Theoretical
methodologies have been employed to study [Mg,C,N,O]
isomers, which are possible species of interstellar interest. It has
been found that, at all levels of theory used, the most stable isomer
is the magnesium isocyanate radical. The corresponding cyanate counterpart
lies 15.8 kcal/mol, at the CCSD(T) level of theory, above MgNCO. Other
isomers, such as the magnesium fulminate radical, MgCNO, the magnesium
isofulminate radical, MgONC, and the two compounds that arise from
the insertion of the magnesium atom between either O–N or O–C
bonds, namely, OMgNC and OMgCN, are located clearly higher in energy
than MgNCO. The barrier for the MgOCN → MgNCO process has been
calculated to be 4.6 kcal/mol, suggesting a slow rate for the isomerization
reaction. To examine the bonding interactions in the different [Mg,C,N,O]

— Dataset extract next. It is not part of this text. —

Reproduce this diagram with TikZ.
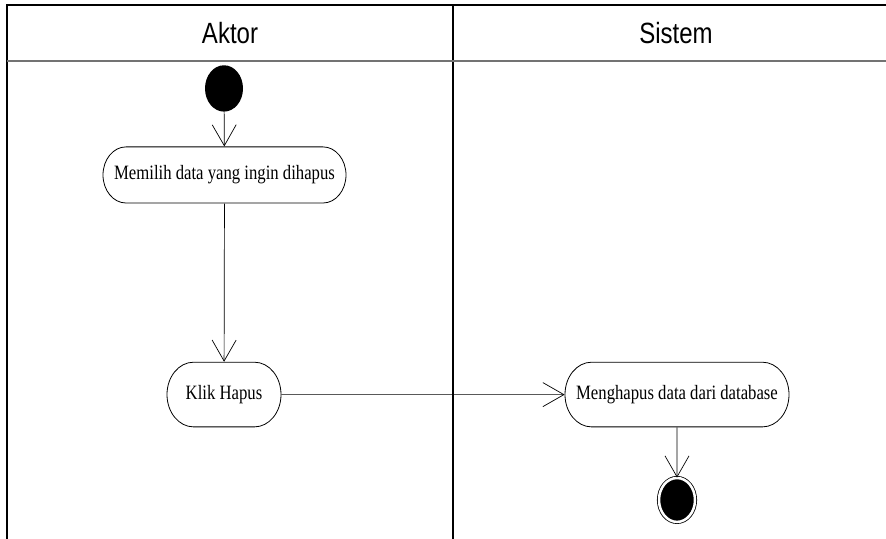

isomers, a natural bond orbital analysis, together with a topological
analysis of the electron density in the framework of Bader’s
quantum theory of atoms in molecules, has been carried out. For the
two lowest lying isomers, predictions for the thermodynamic stabilities
and spectroscopic parameters, which could aid in the detection of
these species, have been made. The infrared (IR) spectra of both MgNCO
and MgOCN are dominated by intense bands associated with the σ-NCO
asymmetric stretching mode, especially in the case of MgNCO. Both
MgNCO and MgOCN have large dipole moments (4.84 and 7.59 D, respectively,
at the CCSD/aug-cc-pVTZ level). These two factors will likely make
observation of both systems easier with either space-based IR or ground-based
sum-mm telescopes. The global analysis of the relative stabilities
and spectroscopic parameters suggests two linear isomers, namely,
MgNCO (2Σ+) and MgOCN (2Σ+), as possible candidates for laboratory and space detection.